Około 2 lata temu kupiłem nasiona Cephalocereus senilis (Głowa starca) oraz Oliwki europejskiej (ale o niej później).
Zżyłem się z "gościem" gdyż hoduje go do nasiona. Rósł w zdrowiu aż do niedawna.
Symptomy jego dolegliwości wyglądają tak jak na zdjęciu poniżej:

Na tym widać najlepiej ubytek w "nodze" kaktusa":

Opis słowny:
U nasady łodygi pojawiło się coś przypominającego wygryzienie. Brązowa skórka z ubytkiem pod nią tkanki rośliny. Intruzów nie spostrzeżono.
Przypuszczenia:
Grzyb, zgorzel lub zgnilizna oraz (najmniej prawdopodobnie) jakieś niezidentyfikowane szkodniki.
Podjęte działania:
Pozbycie się brązowej tkanki - miejscami miękkiej, miejscami wydawało mi się, że zdejmuję brązową skórkę.
Zasypanie rany popiołem z zapałki (bez siarki) - zastępując brak węgla drzewnego, aluminium sproszkowanego i innych zasypek używanych do tego typu działań.
Podparcie zapałkami - jak widać na załączonym zdjęciu.
Pytania: Co robić dalej? Czy zrobiłem wszystko jak należy? Czy roślina jest do uratowania w swojej obecnej formie czy też mam odciąć wierzchołek i spróbować uratować choć tę część kaktusa?
Przekopałem się przez większość wątków chorób kaktusów na tym forum i widzę, że nie zawsze opinie użytkowników są zgodne. Proszę, więc, o wypowiadanie się możliwie jak największej ilości kompetentnych osób. W przypadku wielu różnych porad, wykorzystam zdanie najczęściej się pojawiające. Proszę jeszcze raz o szybką pomoc w tej sprawie! Aha, dodam, że palmy i ubytek w łodydze zauważyłem przedwczoraj.
Sprawa druga
Od podobnego czasu jak opisanego powyżej kaktusa posiadam też Oliwkę europejską. Jedno z nasion osiągnęło już rozmiary dorodnego drzewka inne "obudziło się" jakiś czas temu, ale uschło z dnia na dzień - podejrzewam, że może większa roślina zadusiła korzeniem tę kiełkującą. Teraz wybiły nad powierzchnię trzy nowe, młode oliwki.
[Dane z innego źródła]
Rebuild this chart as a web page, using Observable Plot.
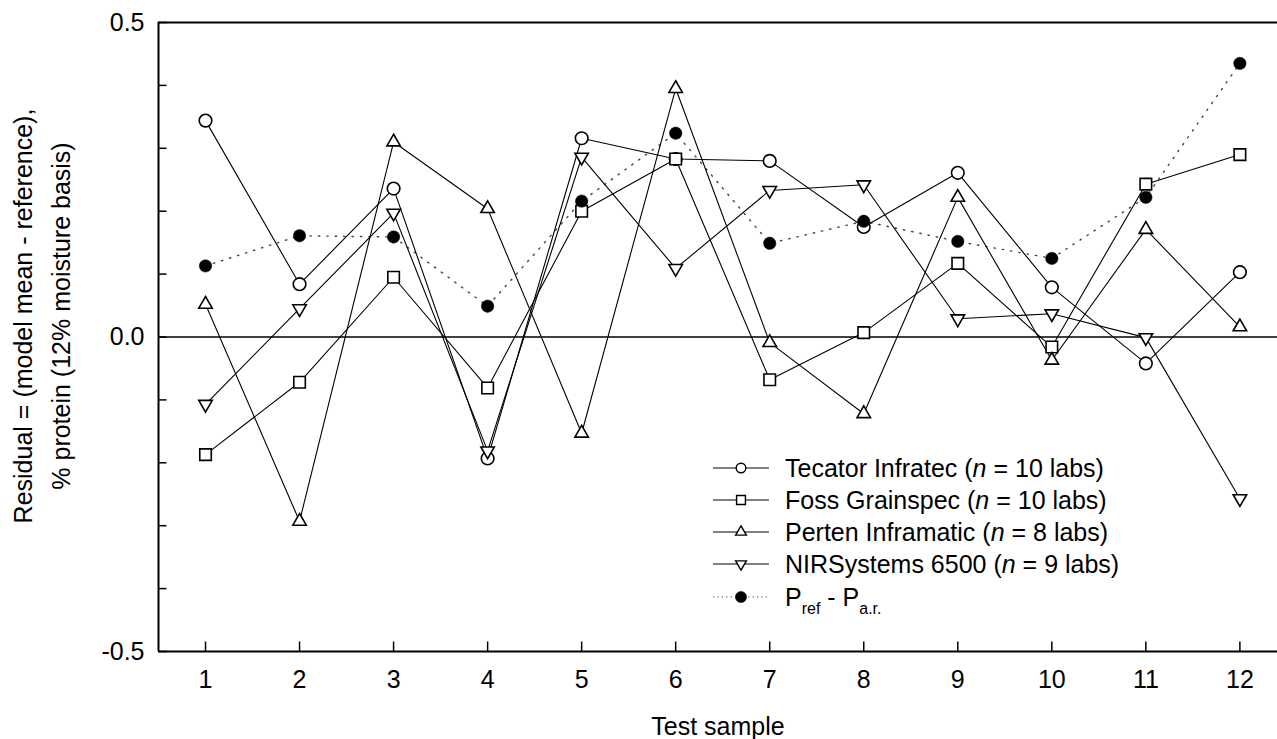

Stąd moje pytanie, czy przesadzać je do innej doniczki/doniczek czy też ich większa i starsza "koleżanka" nie będzie im przeszkadzała?
Ostatnia kwestia
Najmniej ważne zapytanie na koniec. Po jakim czasie "Głowa Starca" zaczyna wyglądać jak egzemplarz ze swojego gatunku? Kiedy kolce zaczynają stawać się włosami? Mój okaz od 1,5 roku wygląda jak kaktus, ale nie z tego "starczego" gatunku. A może sprzedano mi inne nasiona? Być cierpliwym czy złożyć reklamację - oto jest pytanie.